Expected value of the sample covariance

1.1k Views Asked by At

Let $X = (X_1,\dots,X_p)$ is a random (column) vector with values in $\mathbb R^p$. The covariance matrix $\mathrm{Cov}(X,X)$ is defined by

$$\mathrm{Cov}(X) := E[(X-E[X])(X-E[X])^T]$$

By definition the $(i,j)$-component of the covariance matrix is the covariance $\mathrm{Cov}(X_i,X_j)$ of two random variables.

If we have $n$ samples $x_1,\dots,x_n \in \mathbb R^p$, then it is known that the covariance matrix is estimated by the following matrix.

$$Q = \frac{1}{n-1}\sum_k (x_k-\bar x)(x_k-\bar x)^T$$

Here $\bar x = n^{-1}\sum_k x_k$ is the vector of sample means of random variables $X_1,\dots,X_p$.

I would like to know how to see that $Q$ estimates the covariance matrix.

The $(i,j)$-component of $Q$ is given by

$$\frac{1}{n-1}\sum_k (x_{ki}-\frac{1}{n}\sum_l x_{li})(x_{kj}-\frac{1}{n}\sum_l x_{lj})$$

Here $x_k = (x_{k1},\dots,x_{kp})^T$.

To make notation easier, we put $Y=X_i$ and $Z=X_j$. Then I want to prove the following formula

$$\mathrm{Cov}(Y,Z) = E\left[\frac{1}{n-1}\sum_{k=1}^n(Y_k-\bar Y)(Z_k - \bar Z)\right]$$

Here $Y_1,\dots,Y_n,Y$ are iid and $Z_1,\dots,Z_n,Z$ are iid.

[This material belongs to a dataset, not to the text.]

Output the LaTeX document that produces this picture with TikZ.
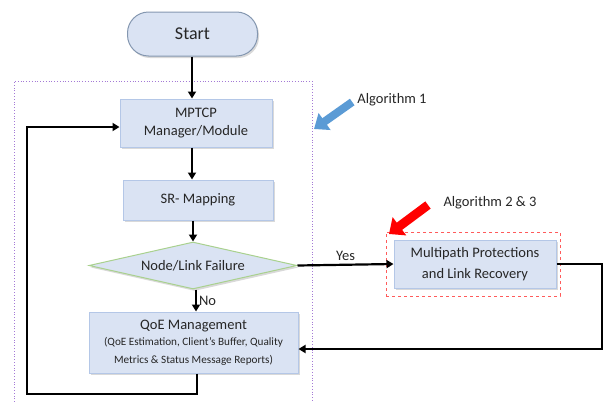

Actually I am very confused by my formulation and I am missing where to start. I understand the case where $Y=Z$, i.e. the sample variance. The biggest problem would be that the relation between $\mathrm{Cov}(Y,Z)$ and $\sigma_{ij} := \mathrm{Cov}(Y_i,Z_j)$ is unclear.